**Task description**
Below is a listing; print exactly its lines from the one containing "Give me the Chart.js source for this chart." down to the one containing "var etiquetas = ['κ=10', 'κ=50', 'κ=200', 'κ=1000'];", both inclusive, with every picture left out.

**Dataset records**
══════════════════════════════

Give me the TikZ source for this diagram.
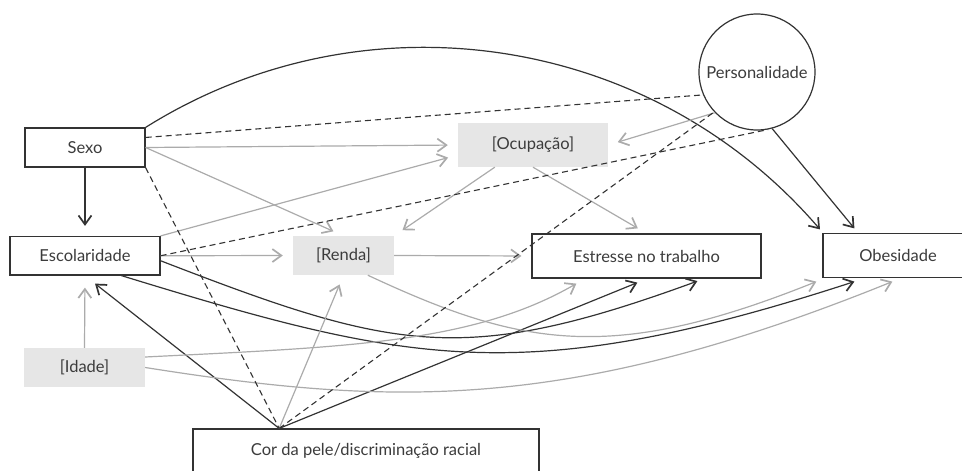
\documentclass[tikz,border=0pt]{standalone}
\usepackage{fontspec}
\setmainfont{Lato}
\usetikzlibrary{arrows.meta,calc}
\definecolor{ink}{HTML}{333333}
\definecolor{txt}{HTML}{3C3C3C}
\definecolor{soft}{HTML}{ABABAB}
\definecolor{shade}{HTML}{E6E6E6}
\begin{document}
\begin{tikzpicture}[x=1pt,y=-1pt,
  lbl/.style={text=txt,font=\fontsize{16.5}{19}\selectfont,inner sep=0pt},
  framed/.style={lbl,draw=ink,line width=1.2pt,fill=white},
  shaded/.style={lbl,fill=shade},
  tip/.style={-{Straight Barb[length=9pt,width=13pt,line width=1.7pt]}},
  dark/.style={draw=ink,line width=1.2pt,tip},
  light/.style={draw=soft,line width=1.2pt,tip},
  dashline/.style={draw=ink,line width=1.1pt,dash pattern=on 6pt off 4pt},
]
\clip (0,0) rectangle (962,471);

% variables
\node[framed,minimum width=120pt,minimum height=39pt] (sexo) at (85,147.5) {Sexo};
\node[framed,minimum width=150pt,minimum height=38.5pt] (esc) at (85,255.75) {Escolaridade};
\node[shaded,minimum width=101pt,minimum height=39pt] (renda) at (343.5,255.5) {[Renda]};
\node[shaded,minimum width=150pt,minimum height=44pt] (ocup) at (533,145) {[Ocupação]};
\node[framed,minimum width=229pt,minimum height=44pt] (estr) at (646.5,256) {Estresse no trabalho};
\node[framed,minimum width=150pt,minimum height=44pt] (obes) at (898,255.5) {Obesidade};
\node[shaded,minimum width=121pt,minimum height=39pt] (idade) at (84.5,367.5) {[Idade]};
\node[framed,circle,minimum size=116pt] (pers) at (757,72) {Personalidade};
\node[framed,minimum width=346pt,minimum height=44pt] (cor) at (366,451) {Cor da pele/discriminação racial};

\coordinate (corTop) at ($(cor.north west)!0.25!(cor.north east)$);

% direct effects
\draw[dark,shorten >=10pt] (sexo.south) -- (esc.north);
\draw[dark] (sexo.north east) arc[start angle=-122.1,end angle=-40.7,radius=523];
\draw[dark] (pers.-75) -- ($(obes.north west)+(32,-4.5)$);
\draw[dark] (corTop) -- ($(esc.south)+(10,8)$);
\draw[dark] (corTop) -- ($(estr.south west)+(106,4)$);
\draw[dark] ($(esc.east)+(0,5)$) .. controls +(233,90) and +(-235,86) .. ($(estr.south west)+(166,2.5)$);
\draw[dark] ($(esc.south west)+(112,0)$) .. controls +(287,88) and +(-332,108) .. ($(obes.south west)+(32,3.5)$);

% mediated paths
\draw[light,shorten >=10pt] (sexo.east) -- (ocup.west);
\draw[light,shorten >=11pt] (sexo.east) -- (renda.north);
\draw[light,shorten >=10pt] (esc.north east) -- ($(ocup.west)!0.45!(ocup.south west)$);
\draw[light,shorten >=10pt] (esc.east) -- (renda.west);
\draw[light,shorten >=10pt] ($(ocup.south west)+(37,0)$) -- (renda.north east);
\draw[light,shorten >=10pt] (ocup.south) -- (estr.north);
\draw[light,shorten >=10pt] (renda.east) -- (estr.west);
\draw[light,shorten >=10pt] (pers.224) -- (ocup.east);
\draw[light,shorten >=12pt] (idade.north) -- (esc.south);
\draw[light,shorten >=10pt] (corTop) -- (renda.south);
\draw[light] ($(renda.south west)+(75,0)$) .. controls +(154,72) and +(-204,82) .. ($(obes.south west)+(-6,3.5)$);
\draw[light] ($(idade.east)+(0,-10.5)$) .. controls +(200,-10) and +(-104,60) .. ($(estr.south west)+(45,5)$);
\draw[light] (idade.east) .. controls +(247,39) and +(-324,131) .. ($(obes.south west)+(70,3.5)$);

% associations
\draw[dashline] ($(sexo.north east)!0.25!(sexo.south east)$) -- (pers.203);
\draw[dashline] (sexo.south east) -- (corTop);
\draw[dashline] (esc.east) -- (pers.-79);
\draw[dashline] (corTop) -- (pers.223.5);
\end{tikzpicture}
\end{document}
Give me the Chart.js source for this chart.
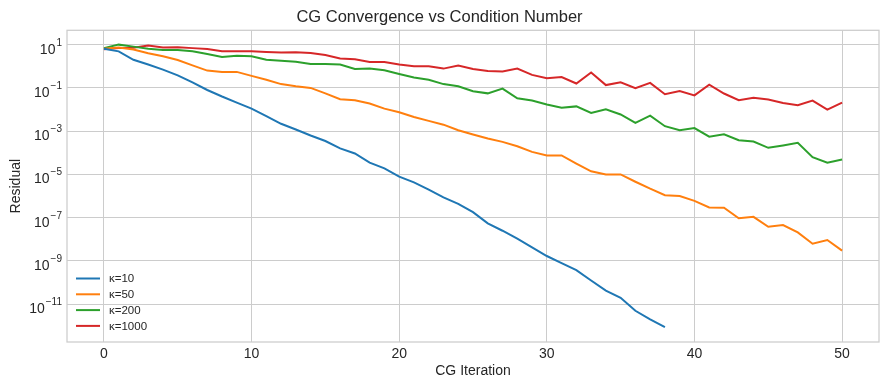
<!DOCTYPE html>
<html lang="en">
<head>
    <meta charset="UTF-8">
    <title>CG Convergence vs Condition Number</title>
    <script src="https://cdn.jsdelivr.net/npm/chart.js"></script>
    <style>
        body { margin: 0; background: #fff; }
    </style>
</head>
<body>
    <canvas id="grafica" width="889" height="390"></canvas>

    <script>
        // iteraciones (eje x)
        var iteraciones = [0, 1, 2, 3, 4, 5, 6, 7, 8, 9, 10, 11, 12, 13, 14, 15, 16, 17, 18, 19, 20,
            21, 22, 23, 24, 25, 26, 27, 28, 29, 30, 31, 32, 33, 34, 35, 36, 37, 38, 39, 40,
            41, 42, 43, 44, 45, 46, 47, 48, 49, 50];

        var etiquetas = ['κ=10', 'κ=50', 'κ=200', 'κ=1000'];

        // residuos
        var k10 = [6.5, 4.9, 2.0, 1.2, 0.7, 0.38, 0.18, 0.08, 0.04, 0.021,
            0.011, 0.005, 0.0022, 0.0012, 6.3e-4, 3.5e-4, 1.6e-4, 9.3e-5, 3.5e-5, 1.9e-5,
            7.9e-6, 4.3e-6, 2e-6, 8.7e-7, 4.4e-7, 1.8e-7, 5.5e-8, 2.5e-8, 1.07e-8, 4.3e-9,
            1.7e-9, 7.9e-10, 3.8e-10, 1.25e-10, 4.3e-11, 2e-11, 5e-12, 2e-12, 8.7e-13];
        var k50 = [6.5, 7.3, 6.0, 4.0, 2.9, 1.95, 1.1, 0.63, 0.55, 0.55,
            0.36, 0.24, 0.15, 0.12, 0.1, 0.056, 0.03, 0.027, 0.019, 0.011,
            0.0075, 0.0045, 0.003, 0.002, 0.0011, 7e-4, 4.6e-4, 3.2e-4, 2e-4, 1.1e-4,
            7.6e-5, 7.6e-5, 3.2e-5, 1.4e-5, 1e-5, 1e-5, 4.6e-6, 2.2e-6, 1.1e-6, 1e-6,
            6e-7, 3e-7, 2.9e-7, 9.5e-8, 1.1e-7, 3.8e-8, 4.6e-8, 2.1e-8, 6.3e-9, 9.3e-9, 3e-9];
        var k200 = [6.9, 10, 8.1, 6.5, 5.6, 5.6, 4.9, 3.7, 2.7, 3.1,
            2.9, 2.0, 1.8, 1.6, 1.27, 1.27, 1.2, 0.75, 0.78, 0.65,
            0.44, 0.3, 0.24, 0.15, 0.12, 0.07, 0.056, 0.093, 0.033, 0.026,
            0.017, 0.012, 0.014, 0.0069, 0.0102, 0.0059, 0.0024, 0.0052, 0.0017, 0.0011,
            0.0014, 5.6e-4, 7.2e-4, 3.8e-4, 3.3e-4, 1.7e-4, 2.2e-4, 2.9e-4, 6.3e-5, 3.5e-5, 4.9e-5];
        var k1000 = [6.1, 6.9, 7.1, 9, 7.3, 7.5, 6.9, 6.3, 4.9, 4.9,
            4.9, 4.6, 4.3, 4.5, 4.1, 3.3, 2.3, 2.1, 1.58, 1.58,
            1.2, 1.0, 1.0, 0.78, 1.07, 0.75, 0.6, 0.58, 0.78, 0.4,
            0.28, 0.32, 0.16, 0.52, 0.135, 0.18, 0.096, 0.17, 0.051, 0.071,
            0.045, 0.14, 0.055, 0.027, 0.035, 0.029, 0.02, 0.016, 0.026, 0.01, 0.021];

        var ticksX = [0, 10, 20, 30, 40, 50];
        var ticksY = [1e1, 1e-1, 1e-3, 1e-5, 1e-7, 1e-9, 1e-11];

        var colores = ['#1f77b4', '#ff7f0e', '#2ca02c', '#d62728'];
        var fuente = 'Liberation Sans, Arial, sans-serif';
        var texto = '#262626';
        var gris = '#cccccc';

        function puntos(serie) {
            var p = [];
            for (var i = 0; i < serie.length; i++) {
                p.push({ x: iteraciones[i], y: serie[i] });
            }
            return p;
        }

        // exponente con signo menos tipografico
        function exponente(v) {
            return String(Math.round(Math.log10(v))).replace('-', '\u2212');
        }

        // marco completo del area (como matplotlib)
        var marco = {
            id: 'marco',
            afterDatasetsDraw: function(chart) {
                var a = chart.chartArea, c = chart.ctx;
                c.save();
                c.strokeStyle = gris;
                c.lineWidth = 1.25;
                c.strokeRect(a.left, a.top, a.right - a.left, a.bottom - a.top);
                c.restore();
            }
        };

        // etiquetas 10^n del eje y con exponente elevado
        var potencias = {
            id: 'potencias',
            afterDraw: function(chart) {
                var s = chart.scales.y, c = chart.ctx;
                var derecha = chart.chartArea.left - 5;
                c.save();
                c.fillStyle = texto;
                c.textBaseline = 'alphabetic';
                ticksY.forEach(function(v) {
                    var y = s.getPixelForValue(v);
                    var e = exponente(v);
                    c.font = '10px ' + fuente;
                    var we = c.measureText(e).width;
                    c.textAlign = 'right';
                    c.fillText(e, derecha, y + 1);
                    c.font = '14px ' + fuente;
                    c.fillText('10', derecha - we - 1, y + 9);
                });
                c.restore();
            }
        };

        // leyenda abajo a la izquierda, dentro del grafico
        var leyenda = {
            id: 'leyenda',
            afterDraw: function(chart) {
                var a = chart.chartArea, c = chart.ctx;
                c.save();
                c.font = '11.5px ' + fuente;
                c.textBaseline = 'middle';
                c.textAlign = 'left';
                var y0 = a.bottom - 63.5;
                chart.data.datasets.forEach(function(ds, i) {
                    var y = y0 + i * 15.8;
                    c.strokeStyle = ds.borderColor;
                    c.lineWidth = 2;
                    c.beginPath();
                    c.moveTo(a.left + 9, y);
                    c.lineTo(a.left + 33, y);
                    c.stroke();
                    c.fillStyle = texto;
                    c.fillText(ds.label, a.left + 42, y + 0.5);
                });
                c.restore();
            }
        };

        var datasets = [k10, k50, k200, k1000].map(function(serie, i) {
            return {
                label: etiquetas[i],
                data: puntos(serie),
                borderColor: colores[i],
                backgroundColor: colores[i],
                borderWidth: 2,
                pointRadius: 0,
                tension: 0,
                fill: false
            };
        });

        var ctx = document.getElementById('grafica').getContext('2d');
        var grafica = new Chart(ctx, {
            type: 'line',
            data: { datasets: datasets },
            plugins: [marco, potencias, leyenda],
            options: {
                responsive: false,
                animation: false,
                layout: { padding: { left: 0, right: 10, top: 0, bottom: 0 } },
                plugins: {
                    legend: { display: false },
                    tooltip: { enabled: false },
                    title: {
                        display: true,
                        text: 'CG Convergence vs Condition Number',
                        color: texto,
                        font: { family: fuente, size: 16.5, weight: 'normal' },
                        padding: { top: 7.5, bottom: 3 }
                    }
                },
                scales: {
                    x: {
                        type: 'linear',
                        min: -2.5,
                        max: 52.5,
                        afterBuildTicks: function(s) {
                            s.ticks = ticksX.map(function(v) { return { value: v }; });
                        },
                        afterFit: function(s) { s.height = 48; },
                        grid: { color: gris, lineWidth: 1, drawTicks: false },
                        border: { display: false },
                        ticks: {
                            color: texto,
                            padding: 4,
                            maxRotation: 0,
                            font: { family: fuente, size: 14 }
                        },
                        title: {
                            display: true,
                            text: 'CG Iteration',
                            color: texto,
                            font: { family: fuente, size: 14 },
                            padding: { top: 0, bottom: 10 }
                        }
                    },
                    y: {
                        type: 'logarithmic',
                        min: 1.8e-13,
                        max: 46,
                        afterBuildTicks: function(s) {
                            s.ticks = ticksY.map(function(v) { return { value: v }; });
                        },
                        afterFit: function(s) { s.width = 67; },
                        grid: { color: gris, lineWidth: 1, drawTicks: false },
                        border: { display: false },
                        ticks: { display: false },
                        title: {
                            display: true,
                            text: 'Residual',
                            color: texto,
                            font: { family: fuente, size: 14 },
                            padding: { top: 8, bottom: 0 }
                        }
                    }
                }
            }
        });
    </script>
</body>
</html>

══════════════════════════════

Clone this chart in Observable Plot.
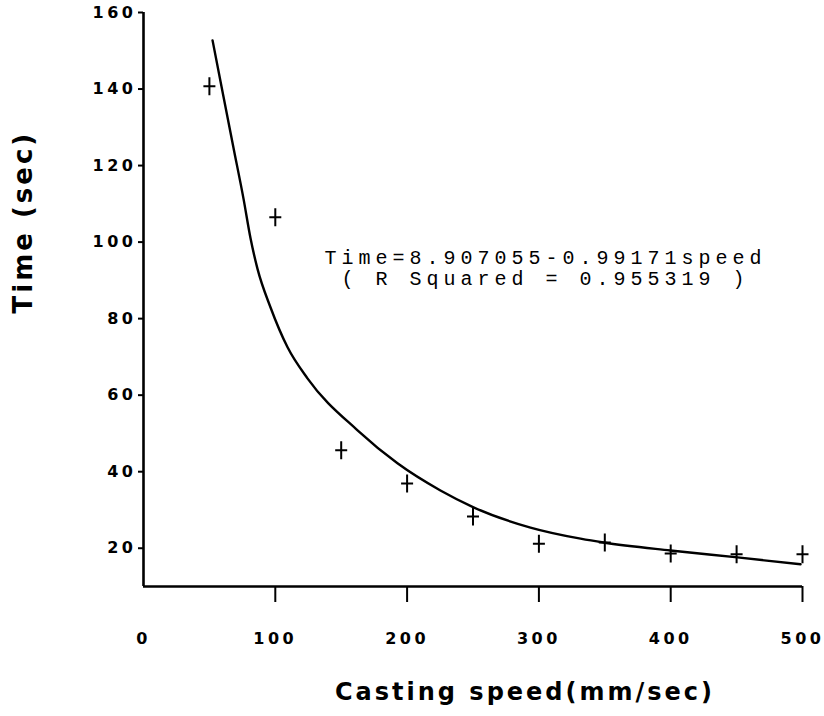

══════════════════════════════

**Written solution**
Give me the Chart.js source for this chart.
<!DOCTYPE html>
<html lang="en">
<head>
    <meta charset="UTF-8">
    <title>CG Convergence vs Condition Number</title>
    <script src="https://cdn.jsdelivr.net/npm/chart.js"></script>
    <style>
        body { margin: 0; background: #fff; }
    </style>
</head>
<body>
    <canvas id="grafica" width="889" height="390"></canvas>

    <script>
        // iteraciones (eje x)
        var iteraciones = [0, 1, 2, 3, 4, 5, 6, 7, 8, 9, 10, 11, 12, 13, 14, 15, 16, 17, 18, 19, 20,
            21, 22, 23, 24, 25, 26, 27, 28, 29, 30, 31, 32, 33, 34, 35, 36, 37, 38, 39, 40,
            41, 42, 43, 44, 45, 46, 47, 48, 49, 50];

        var etiquetas = ['κ=10', 'κ=50', 'κ=200', 'κ=1000'];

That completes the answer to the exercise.